# [Problem statement]
Repeat the full listing below verbatim and keep the images out.
[START]
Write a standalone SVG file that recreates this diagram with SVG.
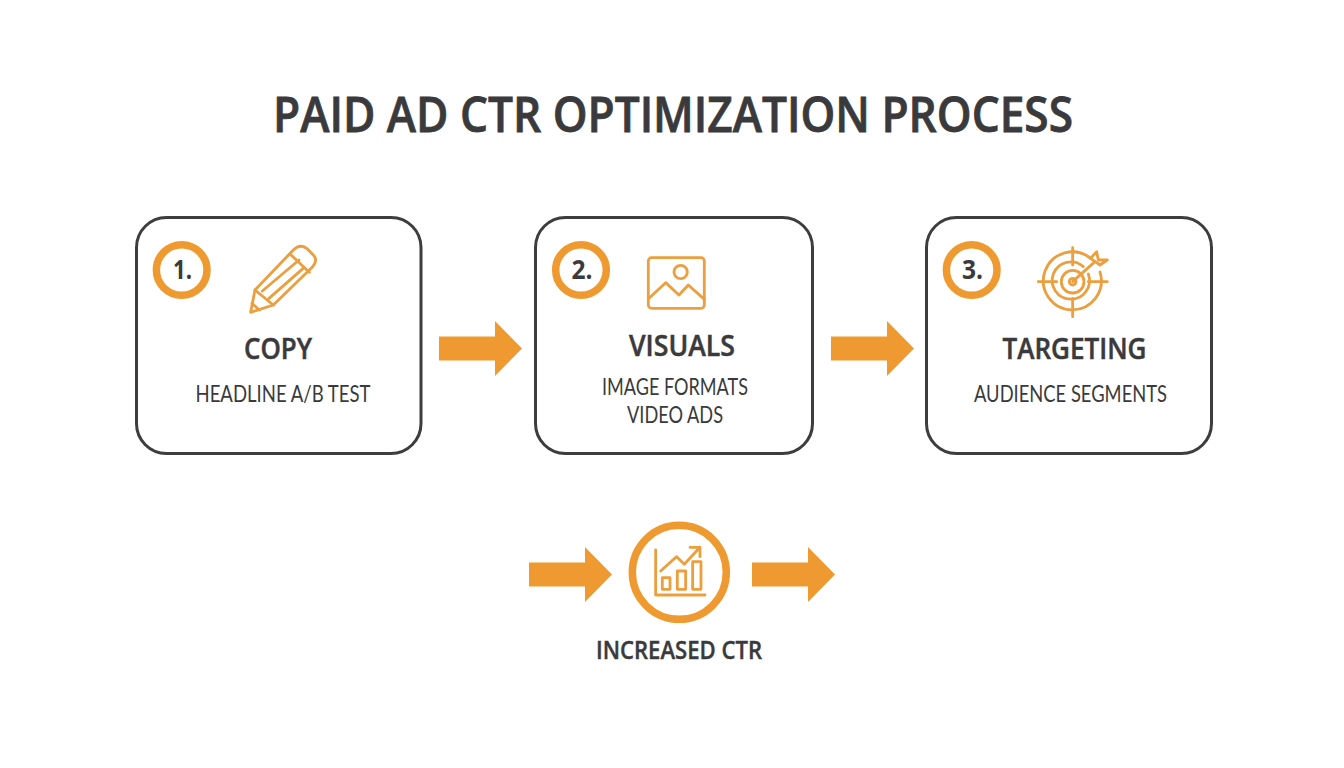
<svg xmlns="http://www.w3.org/2000/svg" width="1344" height="768" viewBox="0 0 1344 768">
<style>
text{font-family:"Open Sans","Noto Sans","Liberation Sans",sans-serif;fill:#3a3a3c}
.title{font-size:49px;font-weight:600;stroke:#3a3a3c;stroke-width:.8px}
.head{font-size:29px;font-weight:600;stroke:#3a3a3c;stroke-width:.5px}
.sub{font-family:"Lato","Open Sans","Liberation Sans",sans-serif;font-size:22.500px;font-weight:400}
.num{font-size:26px;font-weight:700}
.out{font-size:24.500px;font-weight:600;stroke:#3a3a3c;stroke-width:.4px}
.box{fill:#fff;stroke:#3d3d3d;stroke-width:3}
.ring{fill:#fff;stroke:#ee9a31;stroke-width:7.500}
.ic{fill:none;stroke:#eb9f3e;stroke-width:8.500;stroke-linejoin:round;stroke-linecap:round}
.arrow{fill:#ee9a31}
</style>
<defs><path id="arr" class="arrow" d="M0 -12H56V-27.500L83 0L56 27.500V12H0Z"/></defs>
<rect width="1344" height="768" fill="#fff"/>
<text id="title" class="title" x="273" y="132" textLength="800" lengthAdjust="spacingAndGlyphs">PAID AD CTR OPTIMIZATION PROCESS</text>
<g id="connectors">
<use href="#arr" x="439" y="348.500"/>
<use href="#arr" x="831" y="348.500"/>
<use href="#arr" x="529" y="574.500"/>
<use href="#arr" x="752" y="574.500"/>
</g>
<g id="node-copy">
<rect class="box" x="136.500" y="217.500" width="284.500" height="236" rx="30"/>
<circle class="ring" cx="181.700" cy="270" r="25.300"/>
<text class="num" x="173" y="279" textLength="19" lengthAdjust="spacingAndGlyphs">1.</text>
<g class="ic" transform="translate(130 210) scale(.3333)">
<path d="M362 307L375 240L490 120Q510 100 530 115L550 135Q565 150 548 170L430 285Z"/>
<path d="M480 132L538 187M375 240L430 285M397 243L507 150M417 265L523 172M366 280L388 300"/>
</g>
<text class="head" x="244" y="359" textLength="68" lengthAdjust="spacingAndGlyphs">COPY</text>
<text class="sub" x="195.500" y="402" textLength="175" lengthAdjust="spacingAndGlyphs">HEADLINE A/B TEST</text>
</g>
<g id="node-visuals">
<rect class="box" x="535.500" y="217.500" width="277" height="236" rx="30"/>
<circle class="ring" cx="581" cy="270" r="25.300"/>
<text class="num" x="571.500" y="279" textLength="21" lengthAdjust="spacingAndGlyphs">2.</text>
<g class="ic" transform="translate(530 210) scale(.3333)">
<rect x="355" y="143" width="168" height="152" rx="10"/>
<circle cx="452" cy="186" r="20"/>
<path d="M357 265L407 218L447 255L475 225L523 268"/>
</g>
<text class="head" x="629" y="356" textLength="106" lengthAdjust="spacingAndGlyphs">VISUALS</text>
<text class="sub" x="602" y="395" textLength="146" lengthAdjust="spacingAndGlyphs">IMAGE FORMATS</text>
<text class="sub" x="627" y="423" textLength="96" lengthAdjust="spacingAndGlyphs">VIDEO ADS</text>
</g>
<g id="node-targeting">
<rect class="box" x="926.500" y="217.500" width="285" height="236" rx="30"/>
<circle class="ring" cx="971.700" cy="270" r="25.300"/>
<text class="num" x="962" y="279" textLength="21" lengthAdjust="spacingAndGlyphs">3.</text>
<g class="ic" transform="translate(920 210) scale(.3333)">
<path d="M512 145A87 87 0 1 0 540 186"/>
<path d="M490 170A56 56 0 1 0 505 192"/>
<circle cx="458" cy="215" r="34"/>
<circle cx="458" cy="215" r="10"/>
<path d="M355 215H410M505 215H562M458 113V165M458 265V320M458 215L525 155M512 145L530 125L535 150L562 150L540 165L512 145"/>
</g>
<text class="head" x="1002.500" y="359" textLength="144" lengthAdjust="spacingAndGlyphs">TARGETING</text>
<text class="sub" x="974" y="402" textLength="193" lengthAdjust="spacingAndGlyphs">AUDIENCE SEGMENTS</text>
</g>
<g id="node-result">
<circle cx="679.300" cy="572.300" r="47" fill="#fff" stroke="#ee9a31" stroke-width="7.500"/>
<g class="ic" transform="translate(520 510) scale(.3333)">
<path d="M407 120V255H555"/>
<rect x="427" y="203" width="23" height="35"/>
<rect x="472" y="183" width="25" height="55"/>
<rect x="518" y="155" width="25" height="83"/>
<path d="M422 183L470 140L493 163L540 112M510 112H540V140"/>
</g>
<text class="out" x="596" y="659" textLength="166" lengthAdjust="spacingAndGlyphs">INCREASED CTR</text>
</g>
</svg>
[END]
# [Task result]
Write a standalone SVG file that recreates this diagram with SVG.
<svg xmlns="http://www.w3.org/2000/svg" width="1344" height="768" viewBox="0 0 1344 768">
<style>
text{font-family:"Open Sans","Noto Sans","Liberation Sans",sans-serif;fill:#3a3a3c}
.title{font-size:49px;font-weight:600;stroke:#3a3a3c;stroke-width:.8px}
.head{font-size:29px;font-weight:600;stroke:#3a3a3c;stroke-width:.5px}
.sub{font-family:"Lato","Open Sans","Liberation Sans",sans-serif;font-size:22.500px;font-weight:400}
.num{font-size:26px;font-weight:700}
.out{font-size:24.500px;font-weight:600;stroke:#3a3a3c;stroke-width:.4px}
.box{fill:#fff;stroke:#3d3d3d;stroke-width:3}
.ring{fill:#fff;stroke:#ee9a31;stroke-width:7.500}
.ic{fill:none;stroke:#eb9f3e;stroke-width:8.500;stroke-linejoin:round;stroke-linecap:round}
.arrow{fill:#ee9a31}
</style>
<defs><path id="arr" class="arrow" d="M0 -12H56V-27.500L83 0L56 27.500V12H0Z"/></defs>
<rect width="1344" height="768" fill="#fff"/>
<text id="title" class="title" x="273" y="132" textLength="800" lengthAdjust="spacingAndGlyphs">PAID AD CTR OPTIMIZATION PROCESS</text>
<g id="connectors">
<use href="#arr" x="439" y="348.500"/>
<use href="#arr" x="831" y="348.500"/>
<use href="#arr" x="529" y="574.500"/>
<use href="#arr" x="752" y="574.500"/>
</g>
<g id="node-copy">
<rect class="box" x="136.500" y="217.500" width="284.500" height="236" rx="30"/>
<circle class="ring" cx="181.700" cy="270" r="25.300"/>
<text class="num" x="173" y="279" textLength="19" lengthAdjust="spacingAndGlyphs">1.</text>
<g class="ic" transform="translate(130 210) scale(.3333)">
<path d="M362 307L375 240L490 120Q510 100 530 115L550 135Q565 150 548 170L430 285Z"/>
<path d="M480 132L538 187M375 240L430 285M397 243L507 150M417 265L523 172M366 280L388 300"/>
</g>
<text class="head" x="244" y="359" textLength="68" lengthAdjust="spacingAndGlyphs">COPY</text>
<text class="sub" x="195.500" y="402" textLength="175" lengthAdjust="spacingAndGlyphs">HEADLINE A/B TEST</text>
</g>
<g id="node-visuals">
<rect class="box" x="535.500" y="217.500" width="277" height="236" rx="30"/>
<circle class="ring" cx="581" cy="270" r="25.300"/>
<text class="num" x="571.500" y="279" textLength="21" lengthAdjust="spacingAndGlyphs">2.</text>
<g class="ic" transform="translate(530 210) scale(.3333)">
<rect x="355" y="143" width="168" height="152" rx="10"/>
<circle cx="452" cy="186" r="20"/>
<path d="M357 265L407 218L447 255L475 225L523 268"/>
</g>
<text class="head" x="629" y="356" textLength="106" lengthAdjust="spacingAndGlyphs">VISUALS</text>
<text class="sub" x="602" y="395" textLength="146" lengthAdjust="spacingAndGlyphs">IMAGE FORMATS</text>
<text class="sub" x="627" y="423" textLength="96" lengthAdjust="spacingAndGlyphs">VIDEO ADS</text>
</g>
<g id="node-targeting">
<rect class="box" x="926.500" y="217.500" width="285" height="236" rx="30"/>
<circle class="ring" cx="971.700" cy="270" r="25.300"/>
<text class="num" x="962" y="279" textLength="21" lengthAdjust="spacingAndGlyphs">3.</text>
<g class="ic" transform="translate(920 210) scale(.3333)">
<path d="M512 145A87 87 0 1 0 540 186"/>
<path d="M490 170A56 56 0 1 0 505 192"/>
<circle cx="458" cy="215" r="34"/>
<circle cx="458" cy="215" r="10"/>
<path d="M355 215H410M505 215H562M458 113V165M458 265V320M458 215L525 155M512 145L530 125L535 150L562 150L540 165L512 145"/>
</g>
<text class="head" x="1002.500" y="359" textLength="144" lengthAdjust="spacingAndGlyphs">TARGETING</text>
<text class="sub" x="974" y="402" textLength="193" lengthAdjust="spacingAndGlyphs">AUDIENCE SEGMENTS</text>
</g>
<g id="node-result">
<circle cx="679.300" cy="572.300" r="47" fill="#fff" stroke="#ee9a31" stroke-width="7.500"/>
<g class="ic" transform="translate(520 510) scale(.3333)">
<path d="M407 120V255H555"/>
<rect x="427" y="203" width="23" height="35"/>
<rect x="472" y="183" width="25" height="55"/>
<rect x="518" y="155" width="25" height="83"/>
<path d="M422 183L470 140L493 163L540 112M510 112H540V140"/>
</g>
<text class="out" x="596" y="659" textLength="166" lengthAdjust="spacingAndGlyphs">INCREASED CTR</text>
</g>
</svg>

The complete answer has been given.